--- START RECORDS TO USE ---
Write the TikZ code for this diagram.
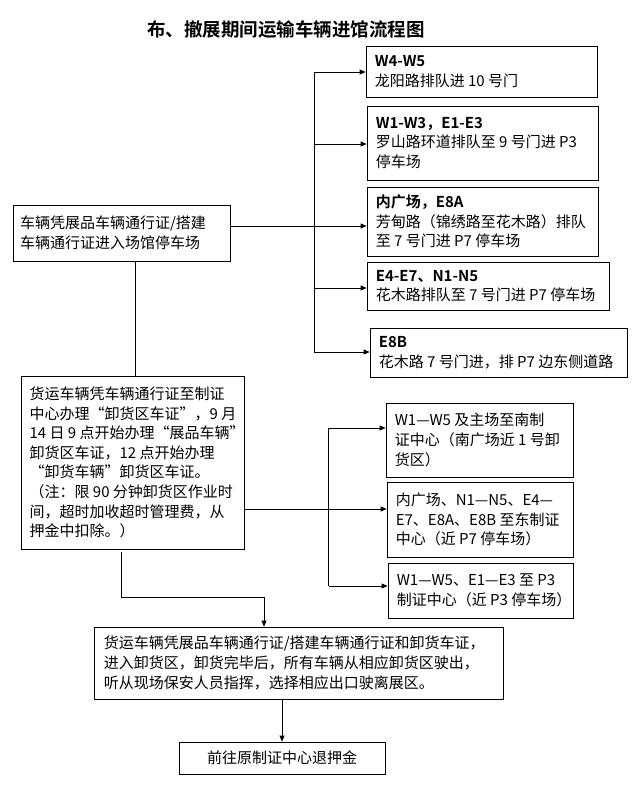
--- END RECORDS TO USE ---
--- START RECORDS TO USE ---
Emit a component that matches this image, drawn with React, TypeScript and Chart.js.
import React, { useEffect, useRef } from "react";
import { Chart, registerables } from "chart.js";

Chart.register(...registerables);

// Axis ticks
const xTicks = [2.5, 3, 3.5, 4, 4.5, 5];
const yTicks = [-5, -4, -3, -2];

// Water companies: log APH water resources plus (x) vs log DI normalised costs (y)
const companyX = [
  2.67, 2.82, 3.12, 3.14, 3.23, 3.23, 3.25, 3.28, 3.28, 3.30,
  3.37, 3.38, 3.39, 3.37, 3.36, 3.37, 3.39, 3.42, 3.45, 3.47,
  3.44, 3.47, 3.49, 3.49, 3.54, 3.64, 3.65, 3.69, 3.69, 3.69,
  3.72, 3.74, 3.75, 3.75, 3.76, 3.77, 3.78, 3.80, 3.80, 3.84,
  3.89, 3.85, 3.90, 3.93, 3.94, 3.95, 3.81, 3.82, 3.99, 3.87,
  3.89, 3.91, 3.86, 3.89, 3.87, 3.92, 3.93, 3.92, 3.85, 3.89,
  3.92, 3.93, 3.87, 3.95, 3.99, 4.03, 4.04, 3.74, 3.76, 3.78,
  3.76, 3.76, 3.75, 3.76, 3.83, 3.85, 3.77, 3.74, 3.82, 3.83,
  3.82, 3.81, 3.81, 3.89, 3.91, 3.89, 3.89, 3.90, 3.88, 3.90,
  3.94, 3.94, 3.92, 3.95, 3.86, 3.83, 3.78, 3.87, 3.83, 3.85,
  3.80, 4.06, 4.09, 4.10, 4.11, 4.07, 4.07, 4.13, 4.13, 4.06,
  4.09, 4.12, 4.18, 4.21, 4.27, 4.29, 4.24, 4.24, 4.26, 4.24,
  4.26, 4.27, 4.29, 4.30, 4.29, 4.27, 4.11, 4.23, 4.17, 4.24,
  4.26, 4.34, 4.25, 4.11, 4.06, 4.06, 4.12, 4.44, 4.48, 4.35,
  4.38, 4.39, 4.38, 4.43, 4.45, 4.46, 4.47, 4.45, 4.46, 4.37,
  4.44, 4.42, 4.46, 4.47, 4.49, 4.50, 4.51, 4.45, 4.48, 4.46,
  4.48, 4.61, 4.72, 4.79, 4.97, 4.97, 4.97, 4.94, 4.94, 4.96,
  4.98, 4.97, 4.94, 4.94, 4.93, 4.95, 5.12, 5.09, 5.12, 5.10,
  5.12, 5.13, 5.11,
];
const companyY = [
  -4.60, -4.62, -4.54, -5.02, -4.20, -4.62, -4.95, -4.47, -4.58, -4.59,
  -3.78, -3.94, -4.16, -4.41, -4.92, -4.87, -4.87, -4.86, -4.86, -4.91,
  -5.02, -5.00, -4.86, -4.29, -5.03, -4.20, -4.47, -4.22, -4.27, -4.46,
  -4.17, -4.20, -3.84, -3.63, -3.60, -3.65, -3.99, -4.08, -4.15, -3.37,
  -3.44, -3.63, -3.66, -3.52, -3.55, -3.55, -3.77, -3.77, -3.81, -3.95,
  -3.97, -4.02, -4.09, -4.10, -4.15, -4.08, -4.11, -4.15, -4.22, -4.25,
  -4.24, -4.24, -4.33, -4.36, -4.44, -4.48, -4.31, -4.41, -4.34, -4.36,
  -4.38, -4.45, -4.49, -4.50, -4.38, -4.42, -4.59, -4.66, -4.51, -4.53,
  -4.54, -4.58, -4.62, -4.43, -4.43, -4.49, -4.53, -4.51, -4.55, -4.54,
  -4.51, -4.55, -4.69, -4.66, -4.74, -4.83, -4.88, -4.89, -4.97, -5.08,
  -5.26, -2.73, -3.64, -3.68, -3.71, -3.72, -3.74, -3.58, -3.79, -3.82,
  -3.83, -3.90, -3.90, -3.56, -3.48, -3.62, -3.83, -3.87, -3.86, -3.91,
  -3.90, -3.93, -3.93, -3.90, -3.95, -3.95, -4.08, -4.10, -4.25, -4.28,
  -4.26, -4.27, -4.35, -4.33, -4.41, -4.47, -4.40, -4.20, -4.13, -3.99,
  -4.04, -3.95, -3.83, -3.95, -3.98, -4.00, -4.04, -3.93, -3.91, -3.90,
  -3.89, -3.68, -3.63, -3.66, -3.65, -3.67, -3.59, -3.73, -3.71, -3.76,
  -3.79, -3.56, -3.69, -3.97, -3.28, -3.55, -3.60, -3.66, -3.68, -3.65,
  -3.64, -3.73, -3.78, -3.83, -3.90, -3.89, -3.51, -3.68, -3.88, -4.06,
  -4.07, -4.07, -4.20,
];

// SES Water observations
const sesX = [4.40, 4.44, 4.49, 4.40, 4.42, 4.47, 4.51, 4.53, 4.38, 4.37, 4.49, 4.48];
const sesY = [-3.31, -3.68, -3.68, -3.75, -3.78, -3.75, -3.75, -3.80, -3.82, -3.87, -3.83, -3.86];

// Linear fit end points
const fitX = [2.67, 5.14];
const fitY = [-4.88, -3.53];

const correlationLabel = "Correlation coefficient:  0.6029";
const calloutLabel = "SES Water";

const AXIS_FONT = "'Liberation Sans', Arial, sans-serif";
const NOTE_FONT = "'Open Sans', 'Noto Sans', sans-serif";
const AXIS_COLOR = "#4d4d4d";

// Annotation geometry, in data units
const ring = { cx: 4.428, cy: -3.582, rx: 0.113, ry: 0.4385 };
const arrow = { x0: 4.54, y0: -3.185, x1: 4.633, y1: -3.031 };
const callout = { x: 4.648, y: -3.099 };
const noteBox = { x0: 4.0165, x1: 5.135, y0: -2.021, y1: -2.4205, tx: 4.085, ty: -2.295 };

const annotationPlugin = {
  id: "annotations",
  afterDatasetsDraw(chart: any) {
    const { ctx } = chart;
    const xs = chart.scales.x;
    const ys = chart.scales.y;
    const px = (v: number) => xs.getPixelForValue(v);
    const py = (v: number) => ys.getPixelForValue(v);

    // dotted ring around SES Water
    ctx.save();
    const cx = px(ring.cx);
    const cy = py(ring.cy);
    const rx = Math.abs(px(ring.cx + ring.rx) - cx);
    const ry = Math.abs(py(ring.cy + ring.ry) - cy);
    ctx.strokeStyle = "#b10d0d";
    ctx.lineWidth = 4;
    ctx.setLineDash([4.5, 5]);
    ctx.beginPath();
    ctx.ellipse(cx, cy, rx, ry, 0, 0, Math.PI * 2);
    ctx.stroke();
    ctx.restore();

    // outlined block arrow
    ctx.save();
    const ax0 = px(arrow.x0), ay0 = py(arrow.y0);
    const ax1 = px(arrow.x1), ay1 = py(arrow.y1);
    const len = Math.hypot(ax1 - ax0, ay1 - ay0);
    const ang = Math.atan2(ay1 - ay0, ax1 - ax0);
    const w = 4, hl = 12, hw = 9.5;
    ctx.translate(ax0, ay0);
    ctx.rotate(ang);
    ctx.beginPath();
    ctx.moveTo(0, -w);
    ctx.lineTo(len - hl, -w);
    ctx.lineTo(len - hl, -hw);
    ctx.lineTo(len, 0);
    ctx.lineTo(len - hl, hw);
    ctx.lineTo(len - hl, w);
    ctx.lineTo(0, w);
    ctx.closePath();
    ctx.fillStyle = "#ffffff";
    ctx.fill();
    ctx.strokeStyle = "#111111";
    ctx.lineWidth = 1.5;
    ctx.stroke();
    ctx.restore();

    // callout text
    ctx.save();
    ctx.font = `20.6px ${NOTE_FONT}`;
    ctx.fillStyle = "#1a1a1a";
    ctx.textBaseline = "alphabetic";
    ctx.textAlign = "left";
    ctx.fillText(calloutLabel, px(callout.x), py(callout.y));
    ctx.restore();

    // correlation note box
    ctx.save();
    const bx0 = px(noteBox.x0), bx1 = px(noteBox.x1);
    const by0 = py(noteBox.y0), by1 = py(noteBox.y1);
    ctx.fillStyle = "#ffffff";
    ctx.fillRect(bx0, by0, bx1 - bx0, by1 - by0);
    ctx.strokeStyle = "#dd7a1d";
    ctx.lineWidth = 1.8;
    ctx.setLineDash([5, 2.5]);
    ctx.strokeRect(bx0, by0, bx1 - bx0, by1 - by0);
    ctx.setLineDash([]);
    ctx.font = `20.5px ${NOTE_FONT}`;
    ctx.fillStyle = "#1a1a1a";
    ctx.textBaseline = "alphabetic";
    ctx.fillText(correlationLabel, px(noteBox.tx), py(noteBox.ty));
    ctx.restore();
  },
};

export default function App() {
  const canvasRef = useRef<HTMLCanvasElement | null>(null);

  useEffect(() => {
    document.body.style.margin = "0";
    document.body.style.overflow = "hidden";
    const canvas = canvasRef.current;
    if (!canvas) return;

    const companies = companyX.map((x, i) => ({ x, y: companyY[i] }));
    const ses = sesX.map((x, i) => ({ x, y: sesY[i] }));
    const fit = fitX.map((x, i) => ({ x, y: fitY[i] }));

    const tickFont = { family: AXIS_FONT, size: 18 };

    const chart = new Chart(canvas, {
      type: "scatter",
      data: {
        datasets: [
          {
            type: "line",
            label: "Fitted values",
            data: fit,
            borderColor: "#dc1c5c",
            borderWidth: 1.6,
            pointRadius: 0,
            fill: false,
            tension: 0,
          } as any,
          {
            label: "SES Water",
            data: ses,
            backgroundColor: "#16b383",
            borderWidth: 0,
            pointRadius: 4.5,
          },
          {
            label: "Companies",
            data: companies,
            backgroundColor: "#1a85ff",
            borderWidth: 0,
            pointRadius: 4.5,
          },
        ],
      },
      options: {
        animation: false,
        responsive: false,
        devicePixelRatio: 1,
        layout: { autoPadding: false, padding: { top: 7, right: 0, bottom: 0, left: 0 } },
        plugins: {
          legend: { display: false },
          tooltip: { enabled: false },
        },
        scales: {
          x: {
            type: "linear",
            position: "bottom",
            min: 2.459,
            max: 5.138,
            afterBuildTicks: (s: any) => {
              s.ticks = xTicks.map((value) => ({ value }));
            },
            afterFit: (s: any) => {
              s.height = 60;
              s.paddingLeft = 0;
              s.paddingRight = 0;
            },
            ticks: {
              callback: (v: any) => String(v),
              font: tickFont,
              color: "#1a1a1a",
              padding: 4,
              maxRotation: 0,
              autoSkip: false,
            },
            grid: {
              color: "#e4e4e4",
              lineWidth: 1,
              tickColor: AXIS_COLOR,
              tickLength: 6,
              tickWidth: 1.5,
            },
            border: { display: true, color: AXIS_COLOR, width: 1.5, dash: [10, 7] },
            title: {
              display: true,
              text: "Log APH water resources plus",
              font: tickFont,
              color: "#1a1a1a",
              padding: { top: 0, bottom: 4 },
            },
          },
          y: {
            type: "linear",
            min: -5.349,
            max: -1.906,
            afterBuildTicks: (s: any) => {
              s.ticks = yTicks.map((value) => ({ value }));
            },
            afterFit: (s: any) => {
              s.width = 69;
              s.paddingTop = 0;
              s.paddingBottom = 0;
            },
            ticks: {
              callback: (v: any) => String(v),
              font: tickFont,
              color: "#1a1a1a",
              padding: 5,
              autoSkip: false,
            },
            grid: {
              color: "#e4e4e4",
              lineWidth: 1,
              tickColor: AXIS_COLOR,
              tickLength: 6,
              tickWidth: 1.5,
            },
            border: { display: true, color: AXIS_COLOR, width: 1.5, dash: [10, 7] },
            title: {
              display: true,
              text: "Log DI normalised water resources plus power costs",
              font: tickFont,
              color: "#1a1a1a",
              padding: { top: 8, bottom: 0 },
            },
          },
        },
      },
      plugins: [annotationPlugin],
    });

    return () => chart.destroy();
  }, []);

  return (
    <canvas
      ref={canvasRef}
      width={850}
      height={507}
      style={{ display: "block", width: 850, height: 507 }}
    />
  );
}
--- END RECORDS TO USE ---
--- START RECORDS TO USE ---
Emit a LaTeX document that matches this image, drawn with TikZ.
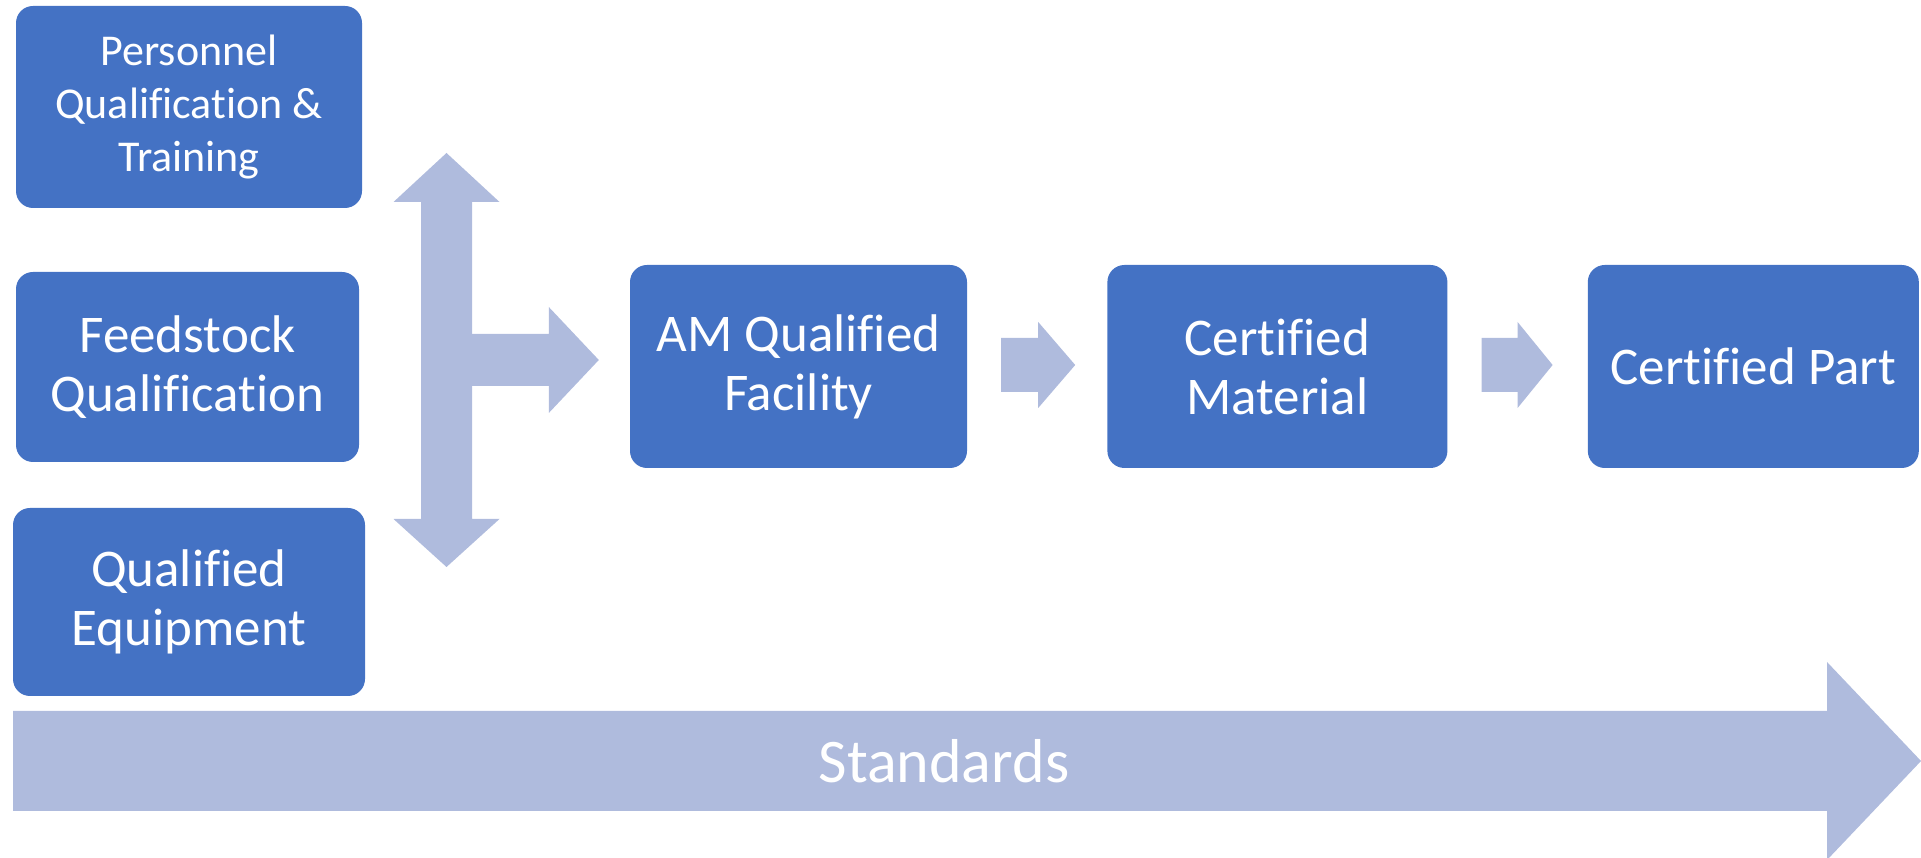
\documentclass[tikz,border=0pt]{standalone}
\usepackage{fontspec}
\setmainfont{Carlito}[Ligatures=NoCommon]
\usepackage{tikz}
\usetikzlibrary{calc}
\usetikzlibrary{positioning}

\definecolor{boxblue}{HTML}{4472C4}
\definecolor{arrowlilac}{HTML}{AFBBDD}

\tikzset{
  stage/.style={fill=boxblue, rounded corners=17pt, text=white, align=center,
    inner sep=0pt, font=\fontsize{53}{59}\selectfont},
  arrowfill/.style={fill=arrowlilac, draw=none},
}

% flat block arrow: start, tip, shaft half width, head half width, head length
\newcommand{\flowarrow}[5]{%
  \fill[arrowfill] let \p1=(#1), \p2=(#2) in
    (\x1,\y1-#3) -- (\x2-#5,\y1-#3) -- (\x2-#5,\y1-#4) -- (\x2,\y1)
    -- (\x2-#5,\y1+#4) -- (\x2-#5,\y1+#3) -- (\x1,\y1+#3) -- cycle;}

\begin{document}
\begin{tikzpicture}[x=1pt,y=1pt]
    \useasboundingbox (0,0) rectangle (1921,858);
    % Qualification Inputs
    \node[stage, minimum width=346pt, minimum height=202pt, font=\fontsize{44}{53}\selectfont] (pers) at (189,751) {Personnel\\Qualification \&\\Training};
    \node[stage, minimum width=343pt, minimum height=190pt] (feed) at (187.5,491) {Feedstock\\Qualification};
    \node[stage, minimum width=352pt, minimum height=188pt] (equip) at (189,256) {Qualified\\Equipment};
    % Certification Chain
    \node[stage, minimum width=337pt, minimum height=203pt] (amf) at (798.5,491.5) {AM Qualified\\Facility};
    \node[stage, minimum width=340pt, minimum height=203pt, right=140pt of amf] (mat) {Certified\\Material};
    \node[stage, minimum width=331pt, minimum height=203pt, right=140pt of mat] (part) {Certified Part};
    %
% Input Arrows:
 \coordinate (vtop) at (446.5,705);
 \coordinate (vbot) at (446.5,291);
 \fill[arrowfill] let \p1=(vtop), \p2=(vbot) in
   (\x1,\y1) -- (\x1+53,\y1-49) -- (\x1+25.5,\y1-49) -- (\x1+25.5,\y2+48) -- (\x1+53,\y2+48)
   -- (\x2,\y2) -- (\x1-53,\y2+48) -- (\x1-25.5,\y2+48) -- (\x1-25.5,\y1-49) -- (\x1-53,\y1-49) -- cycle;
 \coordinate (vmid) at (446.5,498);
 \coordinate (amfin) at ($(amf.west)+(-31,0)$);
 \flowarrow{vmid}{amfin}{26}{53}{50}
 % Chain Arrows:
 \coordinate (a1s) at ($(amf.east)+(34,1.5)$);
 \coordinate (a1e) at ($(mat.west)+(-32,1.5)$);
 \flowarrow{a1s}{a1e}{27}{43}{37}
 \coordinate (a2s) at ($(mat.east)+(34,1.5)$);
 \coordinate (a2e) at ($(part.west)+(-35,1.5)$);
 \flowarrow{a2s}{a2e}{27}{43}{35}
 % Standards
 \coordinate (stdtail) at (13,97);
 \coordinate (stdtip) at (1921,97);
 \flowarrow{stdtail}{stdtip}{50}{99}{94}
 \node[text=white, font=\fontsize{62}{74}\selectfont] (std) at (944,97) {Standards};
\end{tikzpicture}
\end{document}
--- END RECORDS TO USE ---
TASK TO CARRY OUT:
Out of the records above, set down only the lines from the one that contains "Emit a LaTeX" through the one that contains "-- (\x2-#5,\y1+#4) -- (\x2-#5,\y1+#3)", unchanged and without the pictures.

THE SOLUTION:
Emit a LaTeX document that matches this image, drawn with TikZ.
\documentclass[tikz,border=0pt]{standalone}
\usepackage{fontspec}
\setmainfont{Carlito}[Ligatures=NoCommon]
\usepackage{tikz}
\usetikzlibrary{calc}
\usetikzlibrary{positioning}

\definecolor{boxblue}{HTML}{4472C4}
\definecolor{arrowlilac}{HTML}{AFBBDD}

\tikzset{
  stage/.style={fill=boxblue, rounded corners=17pt, text=white, align=center,
    inner sep=0pt, font=\fontsize{53}{59}\selectfont},
  arrowfill/.style={fill=arrowlilac, draw=none},
}

% flat block arrow: start, tip, shaft half width, head half width, head length
\newcommand{\flowarrow}[5]{%
  \fill[arrowfill] let \p1=(#1), \p2=(#2) in
    (\x1,\y1-#3) -- (\x2-#5,\y1-#3) -- (\x2-#5,\y1-#4) -- (\x2,\y1)
    -- (\x2-#5,\y1+#4) -- (\x2-#5,\y1+#3) -- (\x1,\y1+#3) -- cycle;}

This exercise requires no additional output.